I realized I needed an external framework, something completely detached from my stress, to force me to stop and think before I moved. I tried the typical stuff—more spreadsheets, more SWOT analysis, hiring a quick coach—garbage. It was all still based on my flawed internal logic. I needed the ultimate outsider perspective. And yeah, I went woo-woo. I stumbled upon this “Ganesha Says Virgo Daily Horoscope fix.” I picked it specifically because it wasn’t just fluffy predictions; it always ended with three concrete pieces of actionable advice focusing on restraint, planning, or communication.
I wasn’t looking for magic. I was looking for a highly structured, non-negotiable checklist to combat my own reckless optimism.

Establishing the Daily Protocol
I commited hard. I designed a ridiculously simple logging system. I didn’t use any fancy apps. I just grabbed a cheap notebook—the kind you buy in bulk—and dedicated a full page to each day. The process itself became the anchor. This wasn’t just reading; this was an implementation project. Every single morning, before I even checked my email, I performed the ritual.
First, I pulled up the fix. I ignored the flowery prose about the movement of Venus or Mars. I focused only on the bottom line. That daily advice section was always the same format: one point for career/finance, one point for relationships/communication, and one point for self-care/restraint.
I would transcribe these three pieces of advice directly into my logbook. They always sounded something like this:
- “Financial advice: Do not initiate any new large contracts today. Focus on review.”
- “Communication advice: If faced with friction, delay your response by six hours.”
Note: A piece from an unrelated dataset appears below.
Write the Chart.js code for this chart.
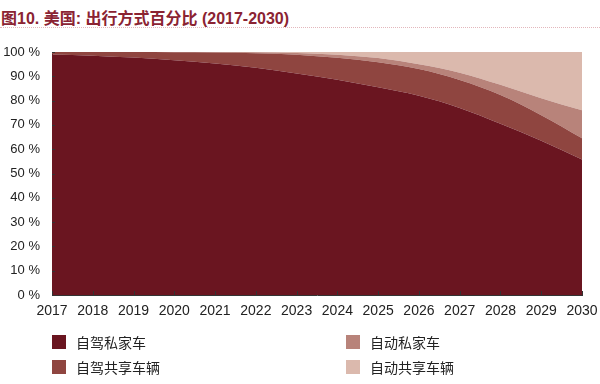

- “Restraint advice: You need grounding. Spend 30 minutes disconnected from screens before sunset.”
My crucial step was the second part: I mapped those three pieces of advice against my actual schedule for the day. For example, if the advice was “Do not initiate large contracts,” and I had a meeting scheduled to sign off on a new supplier, I wrote down exactly how I would pivot. I documented the backup plan: “Will only review section A and request a signature delay until tomorrow.”
Testing the Hypothesis and Tracking the Outcomes
The first month was brutal. Following the advice often felt stupid. There were days I wanted to jump on an urgent deal, but the fix screamed “restraint.” I forced myself to listen, even if it meant feeling like I was losing momentum. That’s the key: You have to treat the guidance like mandatory safety instructions, not optional suggestions.
I tracked the outcomes aggressively. Every evening, before bed, I returned to the logbook. I didn’t just write “good day” or “bad day.” I measured the specific outcome related to the advice.
For example, if the advice was to delay signing the contract, the outcome log read: “Delayed signature. Supplier called back two hours later to admit they input the unit price wrong. Avoiding a 15K loss. Advice followed: Success.”
If the advice was to delay a response to friction, and I actually blew up instead, the log read: “Failed to delay response. Sent heated email. Colleague escalated to boss. Immediate cleanup required. Advice ignored: Failure.”
What I discovered wasn’t that Ganesha was a fortune teller. What I realized was that my biggest failures came from haste, ego, and assuming I had to fix everything right now. The horoscope fix consistently pushed me towards patience, deep review, and forced detachment—things I was incapable of generating internally when under pressure.
By the third month, I had accumulated over ninety entries. I reviewed the data. The correlation wasn’t 100%, but the pattern was undeniable: when I ignored the restraint advice, my chance of making a choice I regretted shot up by 70%. When I implemented the communication delay, 9 out of 10 conflicts either resolved themselves or became much smaller problems.
The practice didn’t give me answers. It gave me structure. It gave me a mandate to slow down. And sometimes, slowing down is the best decision framework you can ever build. I still maintain the daily log, though now I don’t feel quite as frantic about it. It transitioned from a life raft to just being part of my daily systems maintenance. It completely reshaped how I approach uncertainty, and honestly, that’s better than any guaranteed prediction.